Anna Dixon, director of policy at The King’s Fund, also supported the idea of nudging people towards adopting healthier lifestyles but said that the ban on smoking in public had shown that tough positive action by government was also necessary.

Moreover, given the criticisms that Lansley’s nudging philosophy has received from his own party – essentially that it is nannying by another name and still seeks to ‘micro-manage’ people’s lives – one can imagine that the nudges such that they are will be fairly gentle ones. 

The reform package is also a decentralising one. The previous administration was criticised for adding hugely to the bureaucracy of the NHS and the Conservative administration was always likely to seek to address this, both on cost and ideological grounds. The primary manifestation of this is giving local authorities responsibility for localised public health policy, but it could be said that giving some responsibility for health improvement strategies to the five multi-stakeholder networks – after all it is not only industry which is represented on these panels – is part of the same shift. There is something of the Prime Minister’s overarching ‘big society’ philosophy in this too, though Professor Sir Ian Gilmore, outgoing president of the Royal College of Physicians said the White Paper looked “looks less like the ‘big society’ and more like big business”.

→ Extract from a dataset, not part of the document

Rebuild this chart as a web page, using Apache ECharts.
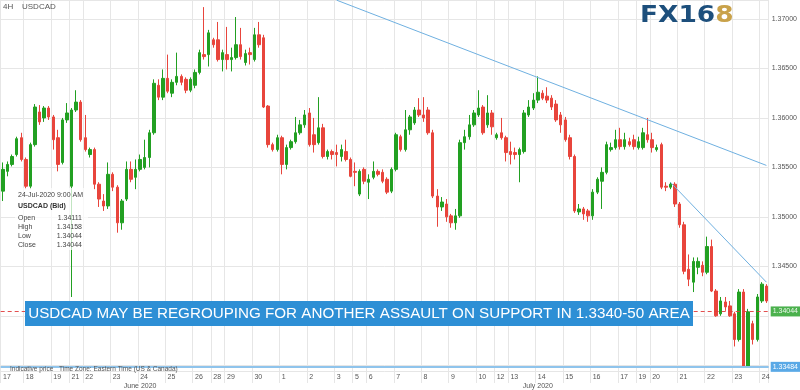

At the risk of being bland, the proof of the low-fat pudding will be in the eating. Critics complain that the Government has placed too much onus on the industry’s own moral compass. 

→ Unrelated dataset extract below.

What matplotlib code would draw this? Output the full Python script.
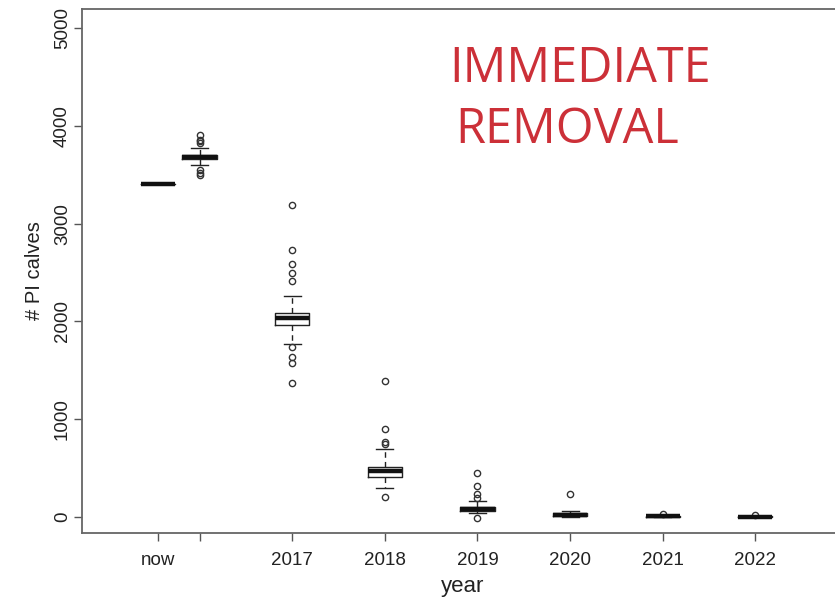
import matplotlib.pyplot as plt

# simulated number of PI calves per year
labels = ['now', '', '2017', '2018', '2019', '2020', '2021', '2022']
positions = [2015.55, 2016, 2017, 2018, 2019, 2020, 2021, 2022]
med = [3400, 3685, 2030, 470, 82, 20, 5, 2]
q1 = [3400, 3665, 1965, 405, 62, 8, 0, 0]
q3 = [3400, 3705, 2090, 515, 102, 40, 14, 6]
whislo = [3400, 3603, 1767, 295, 41, 0, 0, 0]
whishi = [3400, 3773, 2255, 694, 160, 60, 20, 10]
fliers = [
    [],
    [3905, 3860, 3840, 3825, 3552, 3521, 3494],
    [3192, 2733, 2590, 2498, 2411, 1735, 1633, 1575, 1366],
    [1393, 894, 768, 745, 205],
    [447, 318, 229, 191, -13],
    [229],
    [31],
    [17],
]

stats = []
for i in range(len(labels)):
    stats.append({'med': med[i], 'q1': q1[i], 'q3': q3[i],
                  'whislo': whislo[i], 'whishi': whishi[i],
                  'fliers': fliers[i], 'label': labels[i]})

plt.rcParams['font.family'] = ['Liberation Sans', 'DejaVu Sans']
fig = plt.figure(figsize=(8.35, 6.03), dpi=100)
ax = fig.add_axes([82 / 835, 70 / 603, 1.01 - 82 / 835, 524 / 603])

ax.bxp(stats, positions=positions, widths=0.37, showfliers=True,
       boxprops=dict(color='#222222', linewidth=1.0),
       medianprops=dict(color='#111111', linewidth=3.2),
       whiskerprops=dict(color='#222222', linewidth=1.0, linestyle=(0, (4, 3))),
       capprops=dict(color='#222222', linewidth=1.0),
       flierprops=dict(marker='o', markersize=4.5, markerfacecolor='none',
                       markeredgecolor='#333333', markeredgewidth=1.0))

ax.set_xlim(2014.73, 2022.95)
ax.set_ylim(-165, 5195)
ax.set_xticks(positions)
ax.set_xticklabels(labels)
ax.set_yticks([0, 1000, 2000, 3000, 4000, 5000])
ax.set_yticklabels(['0', '1000', '2000', '3000', '4000', '5000'],
                   rotation=90, va='center')
ax.tick_params(colors='#555555', labelcolor='#222222', labelsize=13.5,
               length=6, width=1.0)
ax.tick_params(axis='x', pad=8)
ax.tick_params(axis='y', pad=2)
for s in ax.spines.values():
    s.set_color('#666666')
    s.set_linewidth(1.3)
ax.spines['right'].set_visible(False)

ax.set_xlabel('year', fontsize=16, color='#222222', labelpad=5)
ax.set_ylabel('# PI calves', fontsize=14.5, color='#222222', labelpad=7)

fig.text(580 / 835, 1 - 69 / 603, 'IMMEDIATE', fontsize=35, color='#CC3038',
         family='Open Sans', ha='center', va='center')
fig.text(567 / 835, 1 - 130 / 603, 'REMOVAL', fontsize=35, color='#CC3038',
         family='Open Sans', ha='center', va='center')

plt.savefig('out.png', dpi=100)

Industry should be concerned that this view is far from confined to radical campaigners. Professor Tim Lang, who is not only a highly respected academic on food policy but also a government advisor, said: “The White Paper is over-reliant on corporate responsibility. History tells us that public health advancement occurs when frameworks change. Obesity and lifestyle change won’t come from corporate responsibility, not least since too many of the companies driving and profiting from unhealthy living pour money into marketing that lifestyle.”

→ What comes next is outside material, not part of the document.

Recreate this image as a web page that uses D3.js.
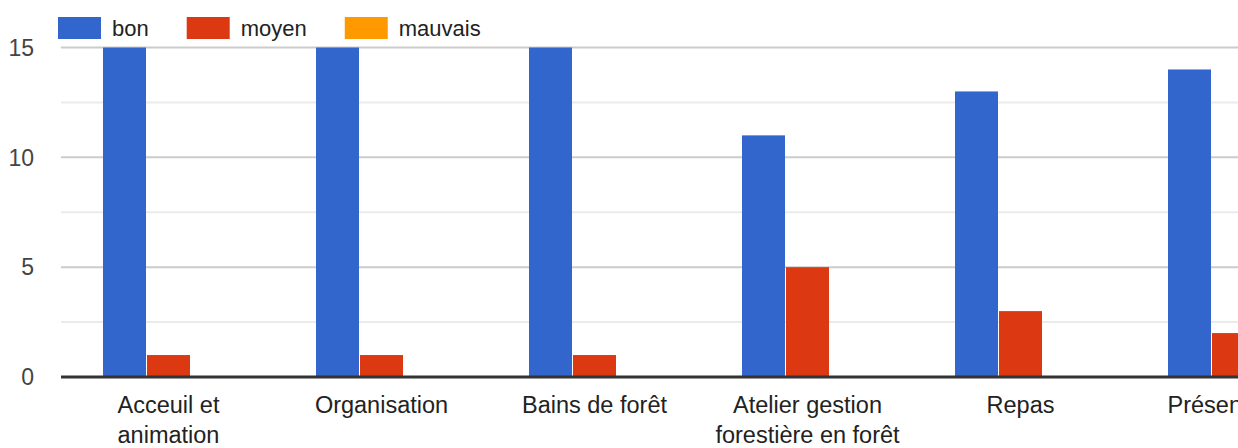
<!DOCTYPE html>
<html>
<head>
<meta charset="utf-8">
<script src="https://cdn.jsdelivr.net/npm/d3@7"></script>
<style>
  body { margin: 0; background: #fff; }
  svg { display: block; font-family: "Liberation Sans", Arial, sans-serif; }
</style>
</head>
<body>
<svg id="chart"></svg>
<script>
var categories = ["Acceuil et animation", "Organisation", "Bains de forêt",
                  "Atelier gestion forestière en forêt", "Repas", "Présentation"];
var series = ["bon", "moyen", "mauvais"];
var bon = [15, 15, 15, 11, 13, 14];
var moyen = [1, 1, 1, 5, 3, 2];
var mauvais = [0, 0, 0, 0, 0, 0];
var yTicks = [0, 5, 10, 15];
var yMinorTicks = [2.5, 7.5, 12.5];
var colors = ["#3366cc", "#dc3912", "#ff9900"];

var values = { bon: bon, moyen: moyen, mauvais: mauvais };

function drawChart() {
  var width = 1238;
  var height = 448;
  var left = 61;
  var step = 213;

  var svg = d3.select("#chart")
              .attr("width", width)
              .attr("height", height);

  // the chart is wider than the window, so the last group gets cut at the edge
  var x0 = d3.scaleBand()
             .domain(categories)
             .range([left + 1, left + 1 + step * categories.length])
             .paddingInner(0.385)
             .paddingOuter(0.1925);

  var x1 = d3.scaleBand()
             .domain(series)
             .range([0, x0.bandwidth()])
             .paddingInner(1 / 44);

  var y = d3.scaleLinear()
            .domain([0, 15])
            .range([377, 47.5]);

  var color = d3.scaleOrdinal()
                .domain(series)
                .range(colors);

  // gridlines
  svg.selectAll(".minor")
    .data(yMinorTicks)
    .enter()
    .append("line")
      .attr("x1", left)
      .attr("x2", width)
      .attr("y1", d => y(d))
      .attr("y2", d => y(d))
      .attr("stroke", "#ebebeb")
      .attr("stroke-width", 2);

  svg.selectAll(".major")
    .data(yTicks.filter(d => d > 0))
    .enter()
    .append("line")
      .attr("x1", left)
      .attr("x2", width)
      .attr("y1", d => y(d))
      .attr("y2", d => y(d))
      .attr("stroke", "#cccccc")
      .attr("stroke-width", 2);

  // y labels
  svg.selectAll(".ylabel")
    .data(yTicks)
    .enter()
    .append("text")
      .attr("x", 34)
      .attr("y", d => y(d))
      .attr("dy", "0.36em")
      .attr("text-anchor", "end")
      .attr("font-size", 23)
      .attr("fill", "#444")
      .text(d => d);

  // bars
  var groups = svg.selectAll(".group")
    .data(categories)
    .enter()
    .append("g")
      .attr("transform", d => "translate(" + x0(d) + ",0)");

  groups.selectAll("rect")
    .data((d, i) => series.map(s => ({ key: s, value: values[s][i] })))
    .enter()
    .append("rect")
      .attr("x", d => x1(d.key))
      .attr("width", x1.bandwidth())
      .attr("y", d => y(d.value))
      .attr("height", d => y(0) - y(d.value))
      .attr("fill", d => color(d.key));

  // baseline
  svg.append("line")
    .attr("x1", left)
    .attr("x2", width)
    .attr("y1", y(0))
    .attr("y2", y(0))
    .attr("stroke", "#333")
    .attr("stroke-width", 3);

  // x labels, wrapped
  var maxW = 200;
  svg.selectAll(".xlabel")
    .data(categories)
    .enter()
    .append("text")
      .attr("x", d => x0(d) + x0.bandwidth() / 2)
      .attr("y", 413)
      .attr("text-anchor", "middle")
      .attr("font-size", 23.5)
      .attr("fill", "#222")
      .each(function(d) {
        var text = d3.select(this);
        var words = d.split(" ");
        var line = [];
        var tspan = text.append("tspan").attr("x", text.attr("x"));
        words.forEach(function(w) {
          line.push(w);
          tspan.text(line.join(" "));
          if (tspan.node().getComputedTextLength() > maxW && line.length > 1) {
            line.pop();
            tspan.text(line.join(" "));
            line = [w];
            tspan = text.append("tspan")
                        .attr("x", text.attr("x"))
                        .attr("dy", 30)
                        .text(w);
          }
        });
      });

  // legend
  var legend = svg.append("g");
  var lx = 58;
  series.forEach(function(s) {
    legend.append("rect")
      .attr("x", lx)
      .attr("y", 17)
      .attr("width", 43)
      .attr("height", 22)
      .attr("fill", color(s));
    var t = legend.append("text")
      .attr("x", lx + 54)
      .attr("y", 28)
      .attr("dy", "0.36em")
      .attr("font-size", 22)
      .attr("fill", "#222")
      .text(s);
    lx = lx + 54 + t.node().getComputedTextLength() + 38;
  });
}

drawChart();
</script>
</body>
</html>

Much is made by those within the business world who believe strongly that priorities are changing and that corporate social responsibility can no longer be fairly characterised as window-dressing and greenwash. It appears that in the food sector, the coming few years will provide plenty of opportunities for those individuals to step up to the plate. Food companies are likely to have a freer rein and it will be beholden on industry to use that freedom responsibly.